One of the things I mentioned in my last update was the importance of the secondary plots and characters in establishing the tone and heart of "Betty La Fea" and its current remake, "La Fea Mas Bella." The present secondary plot running is a good example. One of the "feas," Berta in "Betty" and Marta in "La Fea," started the show as an always-eating heavyweight, but, after getting into a p-ssing match with the blonde bombshell secretary, decides to do something about it. Her cab-driving husband and daughter have scraped together a substantial savings to enable her to finally buy a car of her own to get her back and forth to work, but she decides instead to put the money into liposuction. It works. She returns to work with centripetal rather than centrifical curves and stuns the blonde, at least temporarily. But it's a definite "be careful what you wish for" scenario. Now she realizes that she's going to have to diet and work out to keep the new shape, her (literally) squeakily sleazy supervisor now has his lecherous eye on her, and, worst of all, her husband understandably wants to know where the new car is. Does he like her new shape? Well, yeah, but he liked her old one, too, and, besides that, where is the new car???

See what I mean? As a short story unto itself, it's not particularly profound, but it's done nicely and, inserted into the longer narrative, gives viewers a separate concern to keep their attention while the bigger story unfolds. And, even if not profound, it's still a good thing to be telling an audience (male as well as female, although, besides me, how many guys really watch these things? I've had my y-chromosomes tested and the results were inconclusive). She looks better but still has the same old needs and habits, and the people she wanted to impress besides herself maybe should have been left alone. As long as it wasn't unhealthy, then there might be better things to spend hard-earned cash on than drastic changes in our looks. It's common sense, but most common sense isn't all that common.

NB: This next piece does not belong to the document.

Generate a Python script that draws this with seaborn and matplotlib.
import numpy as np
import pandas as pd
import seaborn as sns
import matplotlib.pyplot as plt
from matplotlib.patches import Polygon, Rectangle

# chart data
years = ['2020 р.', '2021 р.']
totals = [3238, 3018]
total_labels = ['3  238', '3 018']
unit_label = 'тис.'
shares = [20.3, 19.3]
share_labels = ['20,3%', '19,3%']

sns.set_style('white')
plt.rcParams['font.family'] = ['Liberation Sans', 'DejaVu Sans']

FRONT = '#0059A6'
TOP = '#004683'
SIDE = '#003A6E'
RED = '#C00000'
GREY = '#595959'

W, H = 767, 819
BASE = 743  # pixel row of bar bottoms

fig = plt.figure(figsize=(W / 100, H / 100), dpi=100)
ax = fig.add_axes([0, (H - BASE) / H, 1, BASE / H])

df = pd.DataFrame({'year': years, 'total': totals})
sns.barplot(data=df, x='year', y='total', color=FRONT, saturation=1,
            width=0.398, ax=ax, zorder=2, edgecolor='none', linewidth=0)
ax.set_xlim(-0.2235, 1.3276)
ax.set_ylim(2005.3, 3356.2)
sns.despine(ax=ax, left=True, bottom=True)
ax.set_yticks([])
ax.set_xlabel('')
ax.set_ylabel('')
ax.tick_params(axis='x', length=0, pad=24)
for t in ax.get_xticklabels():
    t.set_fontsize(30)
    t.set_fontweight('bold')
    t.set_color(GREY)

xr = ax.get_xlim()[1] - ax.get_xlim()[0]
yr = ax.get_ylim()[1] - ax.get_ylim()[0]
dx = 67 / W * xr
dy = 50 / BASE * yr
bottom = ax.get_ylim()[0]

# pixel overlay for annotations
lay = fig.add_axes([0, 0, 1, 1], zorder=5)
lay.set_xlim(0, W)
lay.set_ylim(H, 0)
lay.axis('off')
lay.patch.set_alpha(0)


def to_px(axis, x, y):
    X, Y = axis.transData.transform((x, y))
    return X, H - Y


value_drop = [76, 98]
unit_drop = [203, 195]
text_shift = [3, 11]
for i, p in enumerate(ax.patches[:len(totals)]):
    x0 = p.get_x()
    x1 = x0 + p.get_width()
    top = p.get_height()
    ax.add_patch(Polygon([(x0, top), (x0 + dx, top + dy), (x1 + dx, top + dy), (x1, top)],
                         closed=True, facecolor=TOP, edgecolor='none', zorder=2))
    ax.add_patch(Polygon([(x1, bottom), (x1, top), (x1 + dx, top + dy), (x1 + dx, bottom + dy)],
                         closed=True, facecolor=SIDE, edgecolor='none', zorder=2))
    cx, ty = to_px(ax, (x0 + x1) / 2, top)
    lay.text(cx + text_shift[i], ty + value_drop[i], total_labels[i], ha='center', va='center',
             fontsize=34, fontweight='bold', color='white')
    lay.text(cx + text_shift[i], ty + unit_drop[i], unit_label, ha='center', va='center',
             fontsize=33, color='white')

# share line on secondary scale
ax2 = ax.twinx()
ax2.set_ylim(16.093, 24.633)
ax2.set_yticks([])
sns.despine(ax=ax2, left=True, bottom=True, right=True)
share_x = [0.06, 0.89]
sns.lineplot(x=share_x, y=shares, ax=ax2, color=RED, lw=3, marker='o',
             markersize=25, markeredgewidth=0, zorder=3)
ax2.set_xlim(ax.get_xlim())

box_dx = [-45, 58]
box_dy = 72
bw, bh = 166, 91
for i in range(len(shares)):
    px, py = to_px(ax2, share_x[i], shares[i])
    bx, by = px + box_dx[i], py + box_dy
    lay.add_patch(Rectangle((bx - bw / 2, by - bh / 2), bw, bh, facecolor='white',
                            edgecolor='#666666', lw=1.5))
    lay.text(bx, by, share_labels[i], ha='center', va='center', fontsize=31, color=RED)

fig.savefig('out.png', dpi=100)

The reason the topic came up in the last post was my fear that, given the structure and available time of US tv, the ABC remake of "Betty," "Betty the Ugly," due September 22, will not be able to do as much or well with the secondary plots and characters like this. But there's another worrying point. Some of the things I've read have indicated that ABC might decide to go for more "drama" by emphasizing issues like weight and obsession with looks.

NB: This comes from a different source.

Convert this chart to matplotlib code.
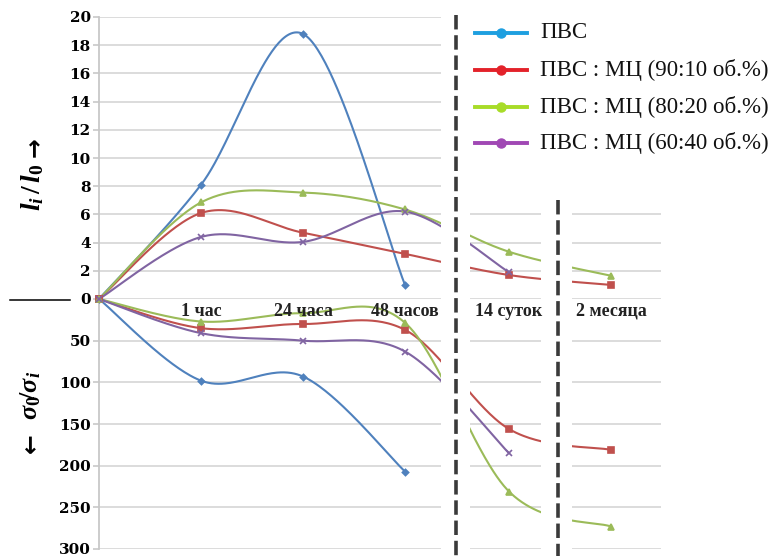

In other words, rather than just let the stories, like Berta's/Marta's, tell themselves and let the audience get the message through the narrative itself, ABC may decide to beat the hell out of us with the message. Berta's/Marta's story is poignant and ironic enough without added "drama" by Hollywood television writers. Remember, these are the same people who set up "boy meets girl cute, boy and girl get together, but because Hollywood types can't make relationships work and don't know how to write them, they can't ever keep them together in funny and/or interesting ways, so they have to break them up unless/until the finale because their own lives are so miserable and selfish" sitcoms and serials. I believe I can wait for their "messages" about female self-image.

Here's the deal. "Betty" and "La Fea" are about female self-image from start to finish. Yes, it's Ugly Duckling/Cinderella and "Betty La Fea" will be "Betty La Guapisima" by the end. The original caught hell for not letting her get the guy and stay the same unibrow heartstopper (and not in a good way). Please. You have a choice between beauty and ugly and you advocate ugly? Not my idea of a world worth living in. And the hero is in love with her before her transformation and has discovered her inner beauty before her transformation and all the necessary setup to prove his love is real. So people get the point about the importance of valuing the inner person through both Betty and Berta (Leti and Marta) because it's the theme of the whole show. One of its treats is watching how they take the "good" ugly people and show their warts and take the "bad" pretty ones and make them sympathetic (somewhat--and not really the Mario/Omar guy). They manage to do a funny show (which has more than enough drama without forcing it) and still to portray complexities. They don't do heavy-hand messaging (except for the bizarre product placement stuff, which will be a future post).

So that's why ABC's stated intent for the show bothers me. They can say what they want to say without "switching the focus" to specific themes, just by following the model they're working off of. If they go berserk on this, they will inadvertently get the message across in reverse. It's not hard for US tv to take something bonita and make it fea. That's not what I'm wanting "Betty the Ugly" to be remembered for.